I have invited some members of our church to take a look at how we try to live out our Baptismal Covenant at Grace Church. I believe we need to be intentional about how our community shows the face of God’s unconditional redeeming love in our church and in the world. How do we create invitations that tell a story of welcome and inclusion? How do we greet people who are daring and diligent enough to come in our doors? How do we invite visitors to be a part of our worship and our service? How do we invite them to participate fully in our community when we gather for fellowship? How do we live out our faith, how do we show our love, as we go about our week at work, at the market, at committee meetings, and in social gatherings? And what inner work, study, and conversation do we need to engage in as church to uncover all the ways we may fear the openness of radical hospitality? Please hold this group and its work in your prayers. If you would like to participate in some way, please let me know.

Silas House says that even though he felt unwelcome in his community and in the wider culture, his faith would not be extinguished. God continued to stoke the “fire of his belief.” Thirty years later, he found a home in the Episcopal Church where he felt openly embraced.

My son, Thomas, and his beloved partner, Alex, continue to search for a church home. They visited a church founded by Christians who identify as gay, lesbian, and transgendered on Easter and received a special blessing as they came to the Eucharistic Table. Thomas said the blessing made them feel welcomed and whole. God will not be hindered. Despite human failings, God never fails us. God continues to invite us to join in God’s creation of a new heaven and a new earth which leads toward unity and healing—which will remove ever barrier humans create.

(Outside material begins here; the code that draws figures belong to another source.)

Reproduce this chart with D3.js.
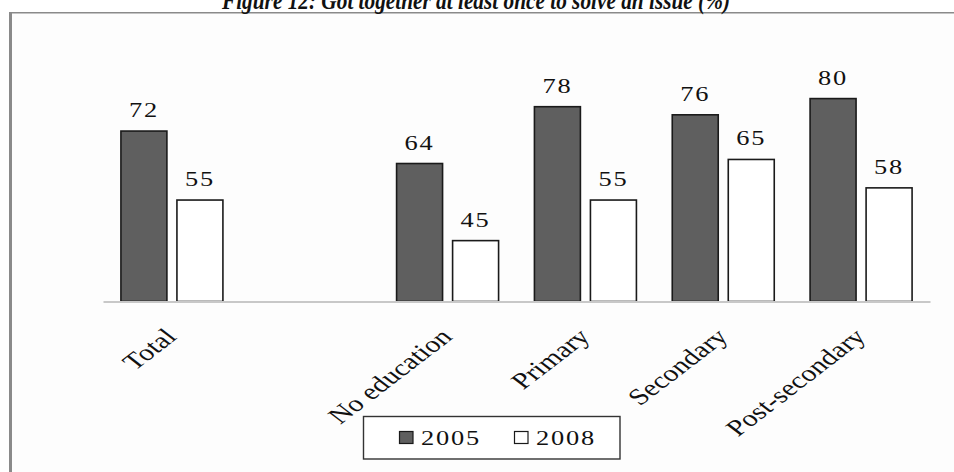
<!DOCTYPE html>
<html>
<head>
<meta charset="utf-8">
<script src="https://cdn.jsdelivr.net/npm/d3@7"></script>
<style>
  html, body { margin: 0; padding: 0; background: #ffffff; }
  svg { display: block; }
  text { font-family: "Liberation Serif", "Times New Roman", Times, serif; fill: #111; }
</style>
</head>
<body>
<svg id="chart" width="954" height="472"></svg>
<script>
// Categories (a blank slot separates the total from the education groups)
const categories = ["Total", " ", "No education", "Primary", "Secondary", "Post-secondary"];
const seriesNames = ["2005", "2008"];
const values2005 = [72, null, 64, 78, 76, 80];
const values2008 = [55, null, 45, 55, 65, 58];
const yDomain = [30, 90];
const titleText = "Figure 12: Got together at least once to solve an issue (%)";

const seriesValues = { "2005": values2005, "2008": values2008 };
const fills = { "2005": "#5f5f5f", "2008": "#ffffff" };

const svg = d3.select("#chart");
const W = 954, H = 472;

// Frame of the chart area
svg.append("rect").attr("x", 11).attr("y", 13).attr("width", W - 11).attr("height", H - 13)
  .attr("fill", "#fdfdfd");
svg.append("line").attr("x1", 9).attr("x2", W).attr("y1", 12.8).attr("y2", 12.8)
  .attr("stroke", "#8a8a8a").attr("stroke-width", 1.6);
svg.append("line").attr("x1", 10.5).attr("x2", 10.5).attr("y1", 12).attr("y2", H)
  .attr("stroke", "#8a8a8a").attr("stroke-width", 3);

// Title (sits partly above the page edge)
svg.append("text")
  .attr("x", 476).attr("y", 9)
  .attr("text-anchor", "middle")
  .attr("textLength", 508).attr("lengthAdjust", "spacingAndGlyphs")
  .style("font-size", "25px").style("font-weight", "bold").style("font-style", "italic")
  .text(titleText);

// Scales
const x0 = d3.scaleBand().domain(categories).range([103, 930])
  .paddingInner(0.26).paddingOuter(0.13);
const x1 = d3.scaleBand().domain(seriesNames).range([0, x0.bandwidth()])
  .paddingInner(0.179).paddingOuter(0);
const y = d3.scaleLinear().domain(yDomain).range([301.5, 58]);

// Bars
const barData = [];
categories.forEach((c, i) => {
  seriesNames.forEach(s => {
    const v = seriesValues[s][i];
    if (v != null) barData.push({ cat: c, series: s, value: v });
  });
});

const g = svg.append("g");
g.selectAll("rect.bar").data(barData).join("rect")
  .attr("class", "bar")
  .attr("x", d => x0(d.cat) + x1(d.series))
  .attr("y", d => y(d.value))
  .attr("width", x1.bandwidth())
  .attr("height", d => y(yDomain[0]) - y(d.value))
  .attr("fill", d => fills[d.series])
  .attr("stroke", "#1a1a1a").attr("stroke-width", 1.6);

// Category axis line
const axisG = svg.append("g").attr("transform", `translate(0,${y(yDomain[0])})`)
  .call(d3.axisBottom(x0).tickSize(0).tickFormat(""));
axisG.select(".domain").attr("stroke", "#c8c8c8").attr("stroke-width", 2.2);

// Value labels
g.selectAll("text.val").data(barData).join("text")
  .attr("class", "val")
  .attr("transform", d => `translate(${x0(d.cat) + x1(d.series) + x1.bandwidth() / 2},${y(d.value) - 14}) scale(1.2,1)`)
  .attr("text-anchor", "middle")
  .style("font-size", "22px").style("letter-spacing", "1.5px")
  .text(d => d.value);

// Rotated category labels
svg.selectAll("text.cat").data(categories.filter(c => c.trim() !== "")).join("text")
  .attr("class", "cat")
  .attr("transform", c => `translate(${x0(c) + x0.bandwidth() / 2 + 6},${338}) scale(1.3,1) rotate(-45)`)
  .attr("text-anchor", "end")
  .style("font-size", "23px")
  .text(c => c);

// Legend
const leg = svg.append("g");
leg.append("rect").attr("x", 363.5).attr("y", 416.5).attr("width", 256.5).attr("height", 42.5)
  .attr("fill", "#ffffff").attr("stroke", "#333").attr("stroke-width", 1.4);
const legX = { "2005": 399.5, "2008": 514.5 };
seriesNames.forEach(s => {
  leg.append("rect").attr("x", legX[s]).attr("y", 431.5).attr("width", 13.5).attr("height", 12)
    .attr("fill", fills[s]).attr("stroke", "#1a1a1a").attr("stroke-width", 1.2);
  leg.append("text")
    .attr("transform", `translate(${legX[s] + 21.5},${444.5}) scale(1.2,1)`)
    .style("font-size", "22px").style("letter-spacing", "1.5px")
    .text(s);
});
</script>
</body>
</html>
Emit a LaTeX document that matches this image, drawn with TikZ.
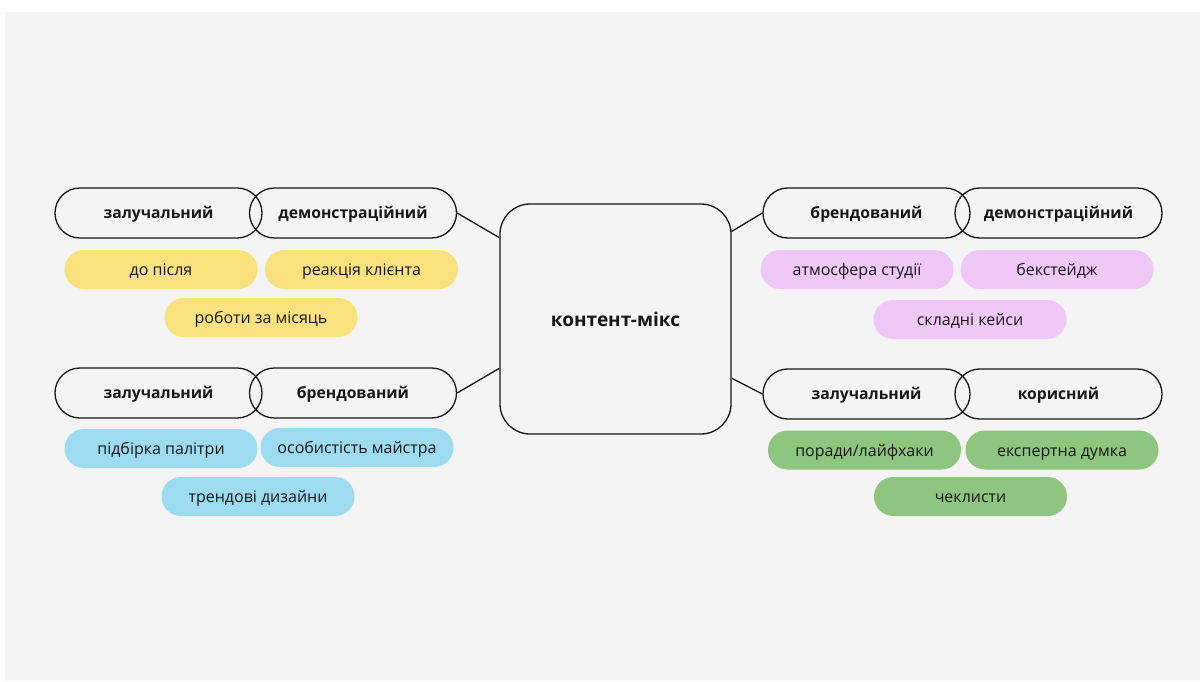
\documentclass[tikz,border=0pt]{standalone}
\usepackage{fontspec}
\setmainfont{Open Sans}
\definecolor{page}{HTML}{F4F4F4}
\definecolor{ink}{HTML}{181818}
\definecolor{tyellow}{HTML}{F9E27D}
\definecolor{tpink}{HTML}{F0C8F7}
\definecolor{tblue}{HTML}{9DDCF0}
\definecolor{tgreen}{HTML}{8EC57F}
\tikzset{
  typebox/.style={draw=ink, line width=1.3pt, rounded corners=24.9pt,
    minimum width=207pt, minimum height=50pt, inner sep=0pt,
    text height=12pt, text depth=1pt,
    text=ink, font=\fontsize{15.7}{18}\selectfont\bfseries},
  tagbox/.style={rounded corners=19.4pt, minimum width=193pt,
    minimum height=39pt, inner sep=0pt, text=ink,
    text height=12.5pt, text depth=0.5pt,
    font=\fontsize{16}{19}\selectfont},
  hub/.style={draw=ink, line width=1.3pt, rounded corners=30pt,
    minimum width=231pt, minimum height=230pt, inner sep=0pt,
    text=ink, font=\fontsize{19}{23}\selectfont\bfseries},
  link/.style={draw=ink, line width=1.3pt}
}
\begin{document}
\begin{tikzpicture}[x=1pt,y=-1pt]
\useasboundingbox (0,0) rectangle (1201,682);
\fill[white] (0,0) rectangle (1201,682);
\fill[page] (5,12) rectangle (1200,681);

% central hub
\node[hub] (mix) at (615.5,319) {контент-мікс};

% top-left: engaging + demonstrative
\node[typebox] (tl1) at (158.5,213) {залучальний};
\node[typebox] (tl2) at (353,213) {демонстраційний};
\node[tagbox, fill=tyellow] (tla) at (161,269.5) {до після};
\node[tagbox, fill=tyellow] (tlb) at (361.5,269.5) {реакція клієнта};
\node[tagbox, fill=tyellow] (tlc) at (261,317.5) {роботи за місяць};

% bottom-left: engaging + branded
\node[typebox] (bl1) at (158.5,393) {залучальний};
\node[typebox] (bl2) at (353,393) {брендований};
\node[tagbox, fill=tblue] (bla) at (161,448.5) {підбірка палітри};
\node[tagbox, fill=tblue] (blb) at (357,447.5) {особистість майстра};
\node[tagbox, fill=tblue] (blc) at (258,496.5) {трендові дизайни};

% top-right: branded + demonstrative
\node[typebox] (tr1) at (866.5,213) {брендований};
\node[typebox] (tr2) at (1058.5,213) {демонстраційний};
\node[tagbox, fill=tpink] (tra) at (857,269.5) {атмосфера студії};
\node[tagbox, fill=tpink] (trb) at (1057,269.5) {бекстейдж};
\node[tagbox, fill=tpink] (trc) at (970,319.5) {складні кейси};

% bottom-right: engaging + useful
\node[typebox] (br1) at (866.5,394) {залучальний};
\node[typebox] (br2) at (1058.5,394) {корисний};
\node[tagbox, fill=tgreen] (bra) at (864.5,450) {поради/лайфхаки};
\node[tagbox, fill=tgreen] (brb) at (1062,450) {експертна думка};
\node[tagbox, fill=tgreen] (brc) at (970.5,496.5) {чеклисти};

% connectors to the hub
\draw[link] (tl2.east) -- (mix.145.6);
\draw[link] (bl2.east) -- (mix.203);
\draw[link] (tr1.west) -- (mix.37.6);
\draw[link] (br1.west) -- (mix.333.3);
\end{tikzpicture}
\end{document}
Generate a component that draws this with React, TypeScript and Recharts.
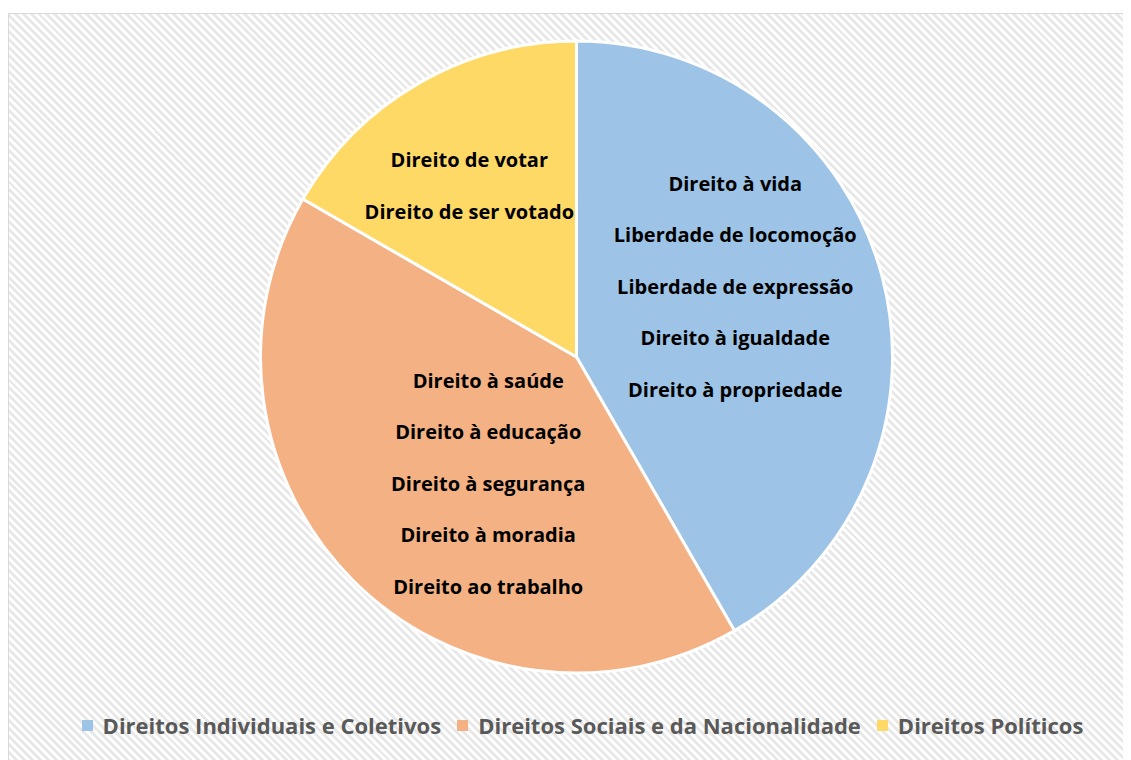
import { PieChart, Pie, Cell, Legend } from "recharts";

const categories = [
  "Direitos Individuais e Coletivos",
  "Direitos Sociais e da Nacionalidade",
  "Direitos Políticos",
];
const values = [5, 5, 2];
const individuaisItems = [
  "Direito à vida",
  "Liberdade de locomoção",
  "Liberdade de expressão",
  "Direito à igualdade",
  "Direito à propriedade",
];
const sociaisItems = [
  "Direito à saúde",
  "Direito à educação",
  "Direito à segurança",
  "Direito à moradia",
  "Direito ao trabalho",
];
const politicosItems = ["Direito de votar", "Direito de ser votado"];

const itemLists = [individuaisItems, sociaisItems, politicosItems];
const colors = ["#9DC3E6", "#F4B183", "#FFD966"];

const data = categories.map((name, i) => ({ name, value: values[i] }));

// where each block of labels sits inside its slice (angle shift in deg, radius fraction)
const labelPlace = [
  { dAngle: 9, rFrac: 0.55 },
  { dAngle: 10, rFrac: 0.487 },
  { dAngle: 2, rFrac: 0.64 },
];

const FONT = "'Open Sans', Lato, sans-serif";
const RAD = Math.PI / 180;
const LINE = 51.5;

function SliceLabel(props: any) {
  const { cx, cy, midAngle, outerRadius, index } = props;
  const place = labelPlace[index];
  const a = (midAngle + place.dAngle) * RAD;
  const r = outerRadius * place.rFrac;
  const x = cx + r * Math.cos(a);
  const y = cy - r * Math.sin(a);
  const lines = itemLists[index];
  const top = y - ((lines.length - 1) * LINE) / 2;
  return (
    <g>
      {lines.map((t, i) => (
        <text
          key={t}
          x={x}
          y={top + i * LINE}
          textAnchor="middle"
          dominantBaseline="central"
          fill="#000"
          fontFamily={FONT}
          fontWeight={700}
          fontSize={20}
        >
          {t}
        </text>
      ))}
    </g>
  );
}

function LegendContent() {
  return (
    <div
      style={{
        display: "flex",
        justifyContent: "center",
        alignItems: "center",
        fontFamily: FONT,
        fontWeight: 700,
        fontSize: 22,
        color: "#595959",
      }}
    >
      {categories.map((c, i) => (
        <div key={c} style={{ display: "flex", alignItems: "center", marginRight: 16 }}>
          <span
            style={{
              display: "inline-block",
              width: 11,
              height: 11,
              background: colors[i],
              marginRight: 10,
            }}
          />
          <span>{c}</span>
        </div>
      ))}
    </div>
  );
}

export default function App() {
  return (
    <div
      style={{
        marginTop: 5,
        width: 1140,
        height: 760,
        border: "1px solid #d9d9d9",
        background:
          "repeating-linear-gradient(45deg, #ffffff 0px, #ffffff 2.8px, #e8e8e8 2.8px, #e8e8e8 5.6px)",
        overflow: "hidden",
      }}
    >
      <PieChart width={1140} height={760} margin={{ top: 0, right: 0, bottom: 0, left: 0 }}>
        <Pie
          data={data}
          dataKey="value"
          nameKey="name"
          cx={567.5}
          cy={343}
          outerRadius={316}
          startAngle={90}
          endAngle={-270}
          stroke="#ffffff"
          strokeWidth={3}
          label={SliceLabel}
          labelLine={false}
          isAnimationActive={false}
        >
          {data.map((d, i) => (
            <Cell key={d.name} fill={colors[i]} />
          ))}
        </Pie>
        <Legend
          verticalAlign="bottom"
          content={<LegendContent />}
          wrapperStyle={{ top: 696, bottom: "auto", left: 0, width: 1163 }}
        />
      </PieChart>
    </div>
  );
}
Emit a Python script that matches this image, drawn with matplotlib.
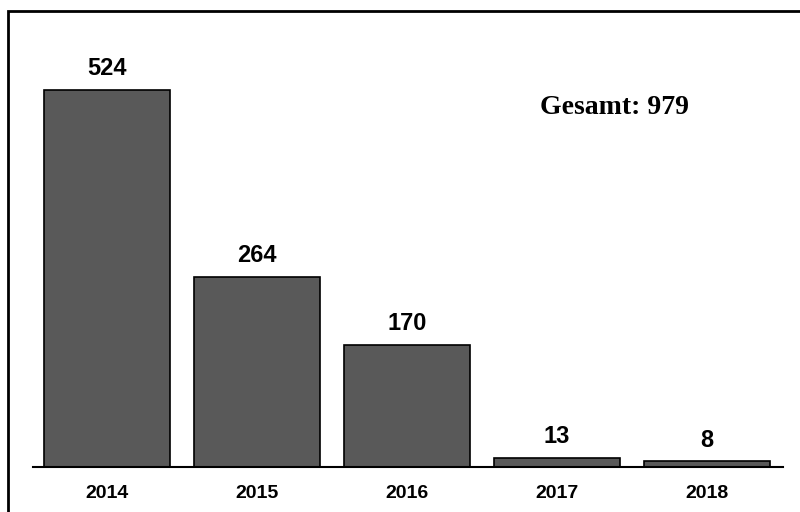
import matplotlib.pyplot as plt
from matplotlib.patches import Rectangle

years = ["2014", "2015", "2016", "2017", "2018"]
counts = [524, 264, 170, 13, 8]
total_label = "Gesamt: 979"

W, H = 800, 512
fig = plt.figure(figsize=(8, 5.12), dpi=100)

# axes placement in pixels: x 33..783, y baseline 467, top chosen so 524 -> y=90
px_per_unit = (467 - 90) / 524
ax_top_val = 600
ax_h_px = ax_top_val * px_per_unit
ax = fig.add_axes([33 / W, (H - 467) / H, 750 / W, ax_h_px / H])

x = range(len(years))
bars = ax.bar(x, counts, width=0.84, color="#595959", edgecolor="black", linewidth=1.2)
ax.set_xlim(-0.493, 4.507)
ax.set_ylim(0, ax_top_val)

for xi, v in zip(x, counts):
    ax.annotate(str(v), (xi, v), xytext=(0, 7), textcoords="offset points",
                ha="center", va="bottom", fontsize=17, fontweight="bold",
                family="Liberation Sans")

ax.set_xticks(list(x))
ax.set_xticklabels(years, fontsize=14, fontweight="bold", family="Liberation Sans")
ax.tick_params(axis="x", length=0, pad=13)
ax.set_yticks([])
for s in ["top", "right", "left"]:
    ax.spines[s].set_visible(False)
ax.spines["bottom"].set_linewidth(1.5)

fig.text(540 / W, 1 - 108 / H, total_label, fontsize=20, fontweight="bold",
         family="Liberation Serif", ha="left", va="center")

# outer frame, cut off at right and bottom edges
fig.patches.append(Rectangle((8 / W, -0.1), 1.2, 1 - 11 / H + 0.1, transform=fig.transFigure,
                             fill=False, edgecolor="black", linewidth=2))

fig.savefig("out.png", dpi=100)
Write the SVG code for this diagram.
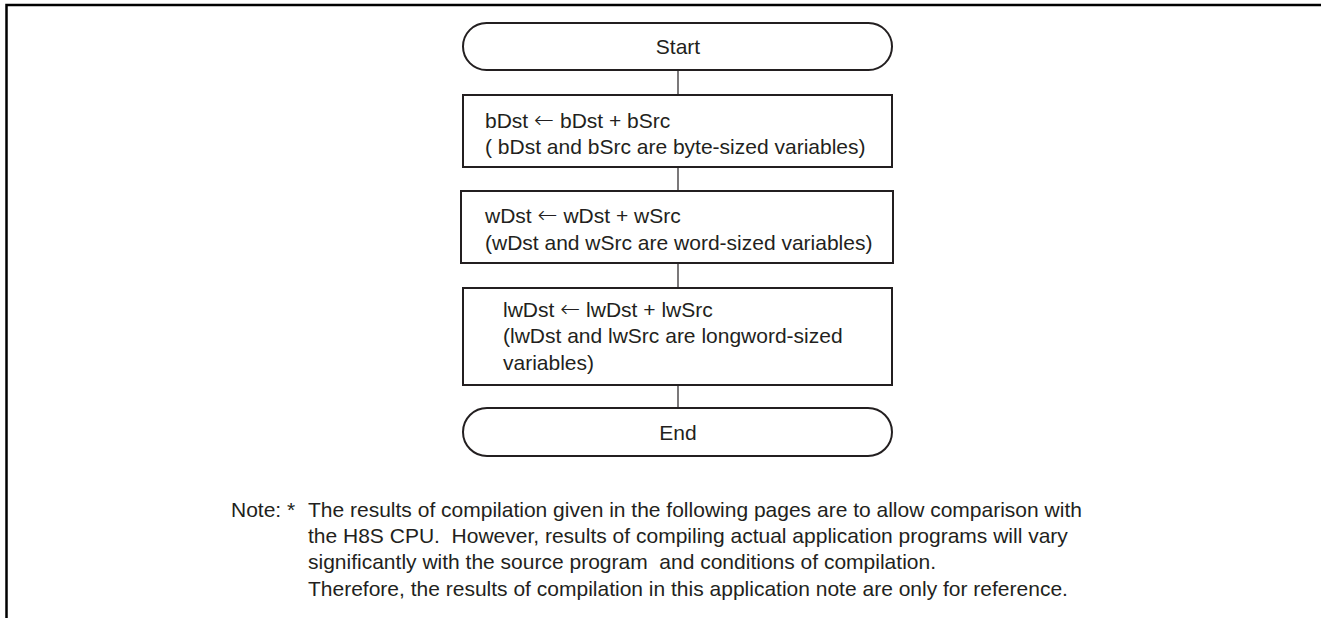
<svg xmlns="http://www.w3.org/2000/svg" width="1321" height="618" viewBox="0 0 1321 618">
<style>
.frame{fill:none;stroke:#000;stroke-width:2.5}
.node{fill:#fff;stroke:#231f20;stroke-width:2}
.conn{stroke:#231f20;stroke-width:1.2;fill:none}
text{font-family:"Liberation Sans",Arial,sans-serif;font-size:21px;fill:#231f20;white-space:pre}
.c{text-anchor:middle}
.ar{font-family:"DejaVu Sans",sans-serif;font-size:24px;font-weight:200}
</style>
<rect width="1321" height="618" fill="#fff"/>
<path class="frame" d="M6.5,618 V5 H1321"/>
<g id="connectors">
<line class="conn" x1="678" y1="70" x2="678" y2="95"/>
<line class="conn" x1="678" y1="167" x2="678" y2="191"/>
<line class="conn" x1="678" y1="263" x2="678" y2="288"/>
<line class="conn" x1="678" y1="385" x2="678" y2="408"/>
</g>
<g id="start">
<rect class="node" x="463" y="23" width="429" height="47" rx="23.5" ry="23.5"/>
<text class="c" x="678" y="54">Start</text>
</g>
<g id="step1">
<rect class="node" x="463" y="95" width="429" height="72"/>
<text x="485" y="127.5">bDst <tspan class="ar">←</tspan> bDst + bSrc</text>
<text x="485" y="154">( bDst and bSrc are byte-sized variables)</text>
</g>
<g id="step2">
<rect class="node" x="461" y="191" width="432" height="72"/>
<text x="485" y="223">wDst <tspan class="ar">←</tspan> wDst + wSrc</text>
<text x="485" y="250">(wDst and wSrc are word-sized variables)</text>
</g>
<g id="step3">
<rect class="node" x="463" y="288" width="429" height="97"/>
<text x="503" y="316.5">lwDst <tspan class="ar">←</tspan> lwDst + lwSrc</text>
<text x="503" y="343">(lwDst and lwSrc are longword-sized</text>
<text x="503" y="370">variables)</text>
</g>
<g id="end">
<rect class="node" x="463" y="408" width="429" height="48" rx="24" ry="24"/>
<text class="c" x="678" y="440">End</text>
</g>
<g id="note">
<text x="231" y="517">Note: *</text>
<text x="308" y="517">The results of compilation given in the following pages are to allow comparison with</text>
<text x="308" y="543" xml:space="preserve">the H8S CPU.  However, results of compiling actual application programs will vary</text>
<text x="308" y="569" xml:space="preserve">significantly with the source program  and conditions of compilation.</text>
<text x="308" y="596">Therefore, the results of compilation in this application note are only for reference.</text>
</g>
</svg>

In John’s Gospel we are told that the last time Jesus gathered with his disciples, he instructed them to “love one another. Just as they had been loved, they were to love one another. In this way, all would know that they were followers of Jesus, in how they loved one another.” The only way forward is through love, and not just loving those who are like us, who worship like us, who look like us, who follow our beliefs and traditions and stay within the boundaries we hold close, but all creation, beginning where we are and expanding to all human communities and all God has created.

As Christians, we know that there is no them or us. We are all one together. We are all made of stars. We are all children of God’s love, made in God’s image.  We are all bound together as companions on our fragile island home. Each moment we can be a part of God’s healing mercy. Every time we remind someone that they are just what God had in mind. Every time we make space to listen and learn from those who have different stories to share. Every time we offer a moment of kindness, care, regard for any person, we contribute to God’s saving work in the world. One act of love at a time. Nothing will hinder God making all things new.